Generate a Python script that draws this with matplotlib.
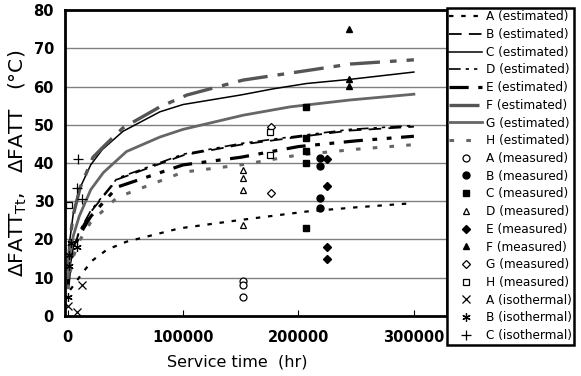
import matplotlib
matplotlib.use("Agg")
import matplotlib.pyplot as plt

# estimated curves (service time hr -> delta FATT degC)
t_A = [2200, 5000, 13700, 22000, 34000, 51000, 97000, 150000, 207000, 250000, 300000]
v_A = [6.8, 7.9, 11.6, 14.6, 17.3, 19.4, 22.9, 25.1, 27.3, 28.4, 29.5]

t_B = [500, 2000, 5000, 10000, 20000, 43000, 100000, 150000, 200000, 245000, 300000]
v_B = [8, 13, 17.8, 21.8, 27.2, 35.7, 42.0, 44.8, 46.8, 48.5, 49.5]

t_C = [500, 2000, 5000, 10000, 20000, 30000, 48000, 80000, 100000, 150000, 178000, 207000, 245000, 300000]
v_C = [12, 20, 27, 33, 39.5, 43.5, 48.3, 53.4, 55.3, 57.8, 59.4, 60.8, 61.9, 63.8]

t_D = [500, 2000, 5000, 10000, 20000, 43000, 100000, 150000, 200000, 245000, 300000]
v_D = [8, 13, 18, 22, 27.5, 36, 42.3, 45.1, 47.1, 48.8, 49.8]

t_E = [500, 2000, 5000, 10000, 20000, 43000, 100000, 150000, 200000, 250000, 300000]
v_E = [8, 13, 17, 21, 26, 33.7, 39.5, 41.5, 44.3, 45.8, 47]

t_F = [500, 2000, 5000, 10800, 22000, 32500, 48000, 80000, 103500, 152000, 201000, 245000, 300000]
v_F = [12, 20, 26.5, 33.5, 41.5, 44.7, 49.2, 54.7, 57.8, 61.7, 63.9, 65.9, 67]

t_G = [500, 2000, 5000, 10000, 20000, 31000, 51000, 80000, 100000, 152000, 193000, 245000, 300000]
v_G = [10, 16, 21, 26, 33, 37.5, 43, 46.8, 48.8, 52.5, 54.7, 56.5, 58]

t_H = [500, 2000, 5000, 10000, 20000, 43000, 100000, 150000, 200000, 250000, 300000]
v_H = [7, 11, 15.5, 19.5, 24.5, 31, 37.6, 39.5, 42.1, 43.6, 44.8]

# measured points
t_mA = [151700, 151700, 151700]
v_mA = [9.0, 8.1, 5.0]
t_mB = [218600, 218600, 218600, 218600]
v_mB = [41.2, 39.2, 30.9, 28.2]
t_mC = [206500, 206500, 206500, 206500, 206500]
v_mC = [54.7, 46.5, 43.2, 39.9, 23.1]
t_mD = [151700, 151700, 151700, 151700]
v_mD = [38.2, 36.0, 32.9, 23.8]
t_mE = [224400, 224400, 224400, 224400]
v_mE = [41.0, 34.1, 17.9, 14.8]
t_mF = [244000, 244000, 244000]
v_mF = [75.0, 62.1, 60.1]
t_mG = [176000, 176000]
v_mG = [49.5, 32.1]
t_mH = [1000, 175000, 175000]
v_mH = [29.0, 42.1, 48.0]

# isothermal ageing points
t_iA = [500, 8500, 12300]
v_iA = [2.5, 0.9, 8.1]
t_iB = [300, 800, 1500, 3000, 8000]
v_iB = [5, 13, 16, 19, 18]
t_iC = [9400, 8000, 12300]
v_iC = [41.0, 33.4, 30.5]

fig = plt.figure(figsize=(5.81, 3.76), dpi=100)
ax = fig.add_axes([0.112, 0.160, 0.657, 0.813])

ax.plot(t_A, v_A, color="black", lw=1.6, dashes=(2, 3.5), label="A (estimated)")
ax.plot(t_B, v_B, color="black", lw=1.3, dashes=(7, 4), label="B (estimated)")
ax.plot(t_C, v_C, color="black", lw=1.1, label="C (estimated)")
ax.plot(t_D, v_D, color="black", lw=1.2, dashes=(7, 3, 2, 3, 2, 3), label="D (estimated)")
ax.plot(t_E, v_E, color="black", lw=2.3, dashes=(6, 3, 1.5, 3, 1.5, 3), label="E (estimated)")
ax.plot(t_F, v_F, color="#555555", lw=2.4, dashes=(9, 3, 2, 3), label="F (estimated)")
ax.plot(t_G, v_G, color="#666666", lw=2.0, label="G (estimated)")
ax.plot(t_H, v_H, color="#666666", lw=2.2, dashes=(1.5, 4), label="H (estimated)")

ms = 5
ax.plot(t_mA, v_mA, "o", ls="none", mfc="white", mec="black", ms=ms, mew=0.9, label="A (measured)")
ax.plot(t_mB, v_mB, "o", ls="none", color="black", ms=ms, label="B (measured)")
ax.plot(t_mC, v_mC, "s", ls="none", color="black", ms=4.5, label="C (measured)")
ax.plot(t_mD, v_mD, "^", ls="none", mfc="white", mec="black", ms=ms, mew=0.9, label="D (measured)")
ax.plot(t_mE, v_mE, "D", ls="none", color="black", ms=4.5, label="E (measured)")
ax.plot(t_mF, v_mF, "^", ls="none", color="black", ms=ms, label="F (measured)")
ax.plot(t_mG, v_mG, "D", ls="none", mfc="white", mec="black", ms=4.5, mew=0.9, label="G (measured)")
ax.plot(t_mH, v_mH, "s", ls="none", mfc="white", mec="black", ms=4.5, mew=0.9, label="H (measured)")
ax.plot(t_iA, v_iA, "x", ls="none", color="black", ms=6, mew=0.9, label="A (isothermal)")
ax.plot(t_iB, v_iB, marker=(6, 2, 0), ls="none", color="black", ms=6, mew=0.9, label="B (isothermal)")
ax.plot(t_iC, v_iC, "+", ls="none", color="black", ms=7, mew=0.9, label="C (isothermal)")

ax.set_xlim(-2200, 328500)
ax.set_ylim(0, 80)
ax.set_yticks(range(0, 81, 10))
ax.set_xticks([0, 100000, 200000, 300000])
ax.tick_params(axis="y", length=0, pad=8, labelsize=10.5)
ax.tick_params(axis="x", direction="in", length=4, pad=10, labelsize=10.5)
for lab in ax.get_xticklabels() + ax.get_yticklabels():
    lab.set_fontweight("bold")
for y in range(10, 80, 10):
    ax.axhline(y, color="#808080", lw=1.0, zorder=0)
for s in ax.spines.values():
    s.set_linewidth(2.0)

fig.text(237 / 581, 1 - 362 / 376, "Service time  (hr)", fontsize=11.5,
         ha="center", va="center")
fig.text(18 / 581, 1 - 163 / 376, "ΔFATT$_{\\mathrm{Tt}}$,   ΔFATT   (°C)",
         fontsize=14.5, rotation=90, ha="center", va="center")

handles, labels = ax.get_legend_handles_labels()
leg = fig.legend(handles, labels, loc="upper left", bbox_to_anchor=(0.769, 0.979),
                 borderaxespad=0, fontsize=8.7, labelspacing=0.39, handlelength=2.7,
                 handletextpad=0.35, borderpad=0.2, fancybox=False, edgecolor="black",
                 framealpha=1)
leg.get_frame().set_linewidth(1.8)

fig.savefig("out.png", dpi=100)
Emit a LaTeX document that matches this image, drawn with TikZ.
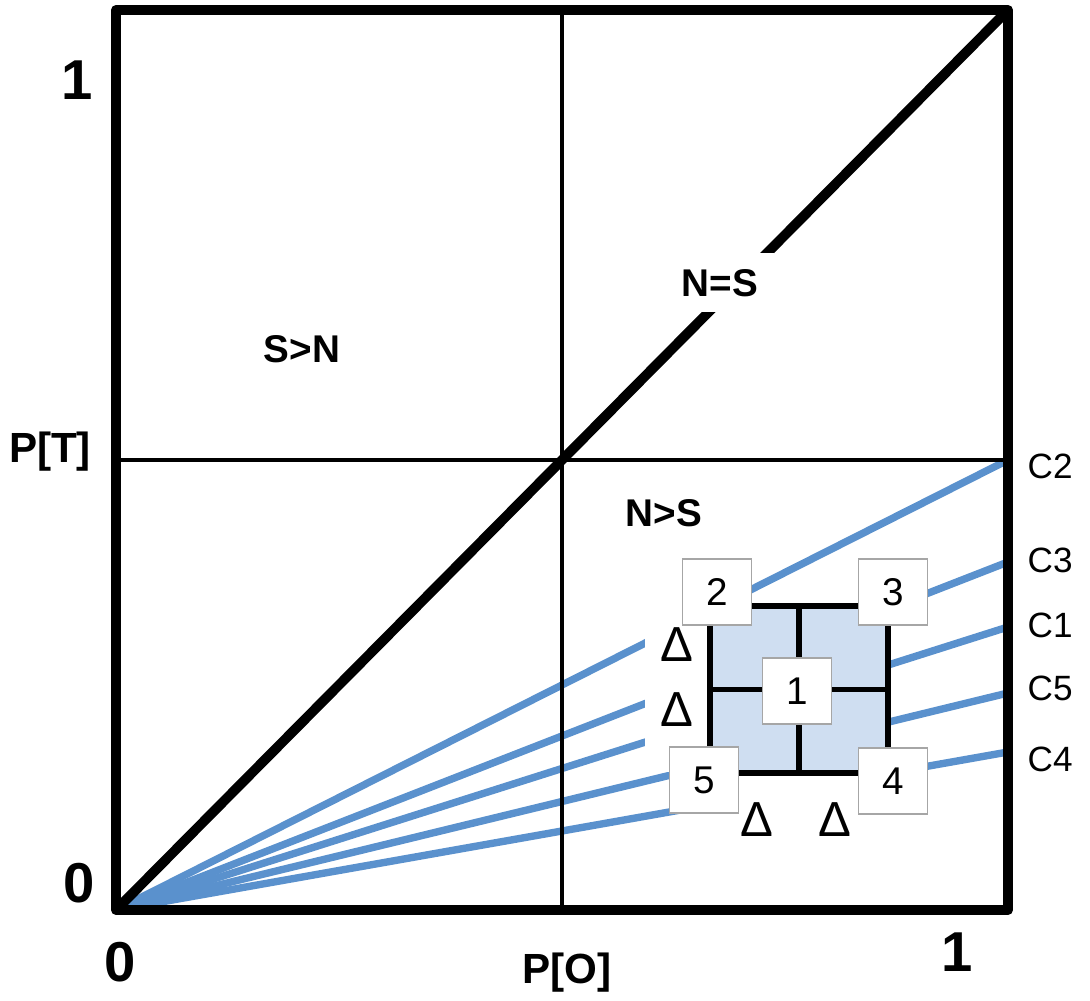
\documentclass[tikz,border=0pt]{standalone}
\usepackage{fontspec}
\setmainfont{Liberation Sans}
\usepackage{xcolor}
\definecolor{ratioBlue}{HTML}{5A91CD}
\definecolor{cellBlue}{HTML}{CFDEF1}
\usetikzlibrary{calc,positioning}

\begin{document}
\begin{tikzpicture}
  \tikzset{
    frame/.style={line width=2.8pt, line join=round},
    halfline/.style={line width=1.2pt},
    ratioline/.style={ratioBlue, line width=2.1pt},
    gridline/.style={line width=1.5pt},
    axislabel/.style={font=\fontsize{12}{14}\selectfont\bfseries, inner sep=0pt},
    ticklabel/.style={font=\fontsize{16}{18}\selectfont\bfseries, inner sep=0pt},
    regionlabel/.style={font=\fontsize{11}{13}\selectfont\bfseries},
    curvelabel/.style={font=\fontsize{10}{12}\selectfont, anchor=west, inner sep=0pt},
    cellbox/.style={
      draw=gray!70,
      fill=white,
      line width=0.4pt,
      minimum width=0.69cm,
      minimum height=0.66cm,
      inner sep=0pt,
      font=\fontsize{11}{13}\selectfont,
    },
    deltalabel/.style={font=\fontsize{14}{16}\selectfont, inner sep=0pt},
  }

  \path[use as bounding box] (0,0) rectangle (10.90,10.01);

  \coordinate (O) at (1.16,0.91);
  \coordinate (TR) at (10.08,9.91);
  \coordinate (M) at (5.62,5.41);

  % end points of the ratio lines on the right edge
  \coordinate (e2) at (10.08,5.41);
  \coordinate (e3) at (10.08,4.39);
  \coordinate (e1) at (10.08,3.74);
  \coordinate (e5) at (10.08,3.08);
  \coordinate (e4) at (10.08,2.49);

  \foreach \c in {2,3,1,5,4}
    \draw[ratioline] (O) -- (e\c);

  \draw[halfline] (M |- O) -- (M |- TR);
  \draw[halfline] (M -| O) -- (M -| TR);
  \draw[frame] (O) rectangle (TR);
  \draw[frame] (O) -- (TR);

  \node[regionlabel, fill=white, inner sep=4.5pt] (eq) at (7.20,7.18) {N=S};
  \node[regionlabel] (sn) at (3.02,6.52) {S>N};
  \node[regionlabel] (ns) at (6.64,4.88) {N>S};

  \node[axislabel] (pt) at (0.50,5.49) {P[T]};
  \node[axislabel] (po) at (5.67,0.28) {P[O]};
  \node[ticklabel] (yone) at (0.77,9.21) {1};
  \node[ticklabel] (yzero) at (0.79,1.18) {0};
  \node[ticklabel] (xzero) at (1.20,0.39) {0};
  \node[ticklabel] (xone) at (9.57,0.49) {1};

  \node[curvelabel] (c2) at (10.27,5.35) {C2};
  \node[curvelabel] (c3) at (10.27,4.41) {C3};
  \node[curvelabel] (c1) at (10.27,3.76) {C1};
  \node[curvelabel] (c5) at (10.27,3.13) {C5};
  \node[curvelabel] (c4) at (10.27,2.42) {C4};

  % white cut-outs around the cell
  \fill[white] (6.45,3.86) rectangle (7.10,2.29);
  \fill[white] (7.38,2.29) rectangle (8.60,1.51);

  \coordinate (g1) at (7.10,2.28);
  \coordinate (g2) at (8.88,3.95);
  \coordinate (gc) at ($(g1)!0.5!(g2)$);
  \filldraw[gridline, fill=cellBlue] (g1) rectangle (g2);
  \draw[gridline] (gc |- g1) -- (gc |- g2);
  \draw[gridline] (gc -| g1) -- (gc -| g2);

  \node[cellbox] (b1) at (7.97,3.10) {1};
  \node[cellbox] (b2) at (7.17,4.09) {2};
  \node[cellbox] (b3) at (8.93,4.09) {3};
  \node[cellbox] (b4) at (8.93,2.20) {4};
  \node[cellbox] (b5) at (7.04,2.21) {5};

  \node[deltalabel] (dl1) at (6.77,3.56) {Δ};
  \node[deltalabel] (dl2) at (6.77,2.91) {Δ};
  \node[deltalabel] (db1) at (7.57,1.81) {Δ};
  \node[deltalabel] (db2) at (8.35,1.81) {Δ};
\end{tikzpicture}
\end{document}
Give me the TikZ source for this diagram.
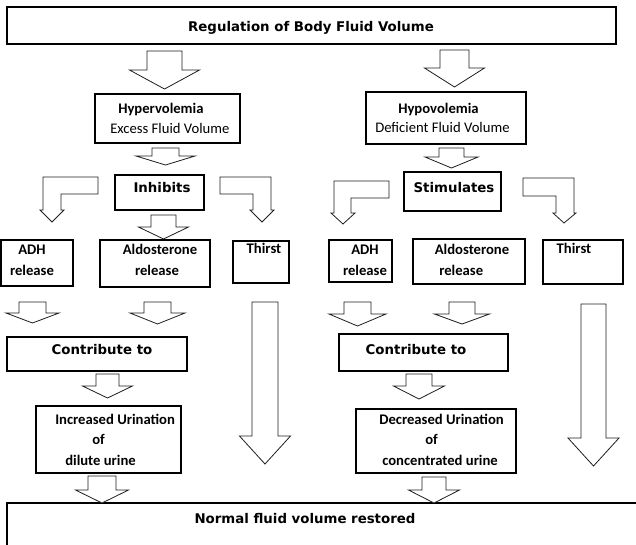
\documentclass[tikz,border=0pt]{standalone}
\usepackage{fontspec}
\setmainfont{Carlito}
\newfontfamily\verdfont{DejaVu Sans}
\usetikzlibrary{fit}

% hollow block arrow pointing down: x, top, neck, tip, shaft half width, head half width
\newcommand{\blockdown}[6]{%
  \draw[blockarrow] ({#1-#5},#2) -- ({#1+#5},#2) -- ({#1+#5},#3) -- ({#1+#6},#3)
    -- (#1,#4) -- ({#1-#6},#3) -- ({#1-#5},#3) -- cycle;}

\begin{document}
\begin{tikzpicture}[x=0.75pt,y=-0.75pt]
  % colours
  \definecolor{lineColor}{RGB}{30,30,30}

  % common styles
  \tikzset{
    box/.style={draw=black, line width=1.1pt, inner sep=0pt},
    blockarrow/.style={draw=lineColor, line width=0.6pt, fill=white, line join=miter},
    txt/.style={inner sep=0pt, font=\fontsize{11}{13}\selectfont},
    btxt/.style={txt, font=\fontsize{11}{13}\selectfont\bfseries},
    vtxt/.style={inner sep=0pt, font=\verdfont\fontsize{10}{12}\selectfont\bfseries}
  }

  \useasboundingbox (0,0) rectangle (636,544);

  % boxes
  \node[box, fit={(7,7) (616,44)}]     (reg) {};
  \node[box, fit={(95,94) (240,143)}]  (hyper) {};
  \node[box, fit={(366,92) (526,144)}] (hypo) {};
  \node[box, fit={(115,175) (204,210)}] (inhib) {};
  \node[box, fit={(404,172) (501,211)}] (stim) {};
  \node[box, fit={(1,240) (73,286)}]    (adhL) {};
  \node[box, fit={(100,240) (210,287)}] (aldoL) {};
  \node[box, fit={(233,241) (289,283)}] (thirstL) {};
  \node[box, fit={(329,240) (392,282)}] (adhR) {};
  \node[box, fit={(413,239) (525,284)}] (aldoR) {};
  \node[box, fit={(543,240) (623,284)}] (thirstR) {};
  \node[box, fit={(7,337) (187,371)}]   (contL) {};
  \node[box, fit={(339,334) (508,371)}] (contR) {};
  \node[box, fit={(36,406) (181,473)}]  (incr) {};
  \node[box, fit={(356,409) (516,473)}] (decr) {};
  \node[box, fit={(7,503) (660,570)}]   (normal) {};

  % texts
  \node[vtxt, anchor=base] (regtxt) at (311,31) {Regulation of Body Fluid Volume};
  \node[btxt, anchor=base west] (hypertop) at (118,113) {Hypervolemia};
  \node[txt, anchor=base west]  (hypersub) at (110,133) {Excess Fluid Volume};
  \node[btxt, anchor=base west] (hypotop) at (398,113) {Hypovolemia};
  \node[txt, anchor=base west]  (hyposub) at (375,132) {Deficient Fluid Volume};
  \node[vtxt, anchor=base] (inhibtxt) at (162,192) {Inhibits};
  \node[vtxt, anchor=base] (stimtxt) at (454,192) {Stimulates};
  \node[btxt, anchor=base] (adhLa) at (32,254) {ADH};
  \node[btxt, anchor=base] (adhLb) at (32,275) {release};
  \node[btxt, anchor=base] (aldoLa) at (160,254) {Aldosterone};
  \node[btxt, anchor=base] (aldoLb) at (157,275) {release};
  \node[btxt, anchor=base] (thirstLa) at (264,253) {Thirst};
  \node[btxt, anchor=base] (adhRa) at (365,254) {ADH};
  \node[btxt, anchor=base] (adhRb) at (365,275) {release};
  \node[btxt, anchor=base] (aldoRa) at (472,254) {Aldosterone};
  \node[btxt, anchor=base west] (aldoRb) at (439,275) {release};
  \node[btxt, anchor=base] (thirstRa) at (574,253) {Thirst};
  \node[vtxt, anchor=base] (contLtxt) at (102,354) {Contribute to};
  \node[vtxt, anchor=base] (contRtxt) at (416,354) {Contribute to};
  \node[btxt, anchor=base west] (incra) at (55,424) {Increased Urination};
  \node[btxt, anchor=base west] (incrb) at (92,444) {of};
  \node[btxt, anchor=base west] (incrc) at (65,465) {dilute urine};
  \node[btxt, anchor=base west] (decra) at (379,424) {Decreased Urination};
  \node[btxt, anchor=base west] (decrb) at (425,444) {of};
  \node[btxt, anchor=base west] (decrc) at (382,465) {concentrated urine};
  \node[vtxt, anchor=base] (normaltxt) at (305,523) {Normal fluid volume restored};

  % block arrows, left side
  \blockdown{164.5}{51}{70}{89}{17.5}{35}
  \blockdown{165.5}{148}{156}{165}{13.5}{29.5}
  \blockdown{163.5}{215}{227}{239}{12.5}{25}
  \blockdown{32.5}{302}{313}{323}{13.5}{26.5}
  \blockdown{157.5}{302}{313}{324}{13.5}{27.5}
  \blockdown{107.5}{374}{386}{398}{11.5}{25}
  \blockdown{102}{476}{490}{503}{14}{26.5}
  \blockdown{265}{302}{436}{464}{13}{25.5}
  % block arrows, right side
  \blockdown{454.5}{50}{68}{87}{14.5}{30}
  \blockdown{451.5}{148}{157}{168}{12.5}{26.5}
  \blockdown{357.5}{302}{314}{326}{13.5}{28.5}
  \blockdown{462}{302}{314}{324}{13}{27.5}
  \blockdown{419}{374}{386}{399}{13}{25.5}
  \blockdown{434}{477}{490}{503}{12}{25.5}
  \blockdown{593.5}{304}{438}{466}{12.5}{25.5}

  % bent arrows
  \draw[blockarrow] (98,177) -- (43,177) -- (43,210) -- (40,210) -- (52,222)
    -- (64,210) -- (61,210) -- (61,194) -- (98,194) -- cycle;
  \draw[blockarrow] (220,177) -- (271,177) -- (271,210) -- (274,210) -- (262,222)
    -- (250,210) -- (253,210) -- (253,194) -- (220,194) -- cycle;
  \draw[blockarrow] (389,181) -- (334,181) -- (334,213) -- (331,213) -- (343,224)
    -- (355,213) -- (351,213) -- (351,198) -- (389,198) -- cycle;
  \draw[blockarrow] (523,178) -- (574,178) -- (574,213) -- (576,213) -- (564,223)
    -- (553,213) -- (556,213) -- (556,196) -- (523,196) -- cycle;
\end{tikzpicture}
\end{document}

What the exercise asks ▸
Copy only the part of the records that runs from the first line to the line with "60.8, 61.9, 63.8]", ends included, leaving pictures out.

Output ▸
Generate a Python script that draws this with matplotlib.
import matplotlib
matplotlib.use("Agg")
import matplotlib.pyplot as plt

# estimated curves (service time hr -> delta FATT degC)
t_A = [2200, 5000, 13700, 22000, 34000, 51000, 97000, 150000, 207000, 250000, 300000]
v_A = [6.8, 7.9, 11.6, 14.6, 17.3, 19.4, 22.9, 25.1, 27.3, 28.4, 29.5]

t_B = [500, 2000, 5000, 10000, 20000, 43000, 100000, 150000, 200000, 245000, 300000]
v_B = [8, 13, 17.8, 21.8, 27.2, 35.7, 42.0, 44.8, 46.8, 48.5, 49.5]

t_C = [500, 2000, 5000, 10000, 20000, 30000, 48000, 80000, 100000, 150000, 178000, 207000, 245000, 300000]
v_C = [12, 20, 27, 33, 39.5, 43.5, 48.3, 53.4, 55.3, 57.8, 59.4, 60.8, 61.9, 63.8]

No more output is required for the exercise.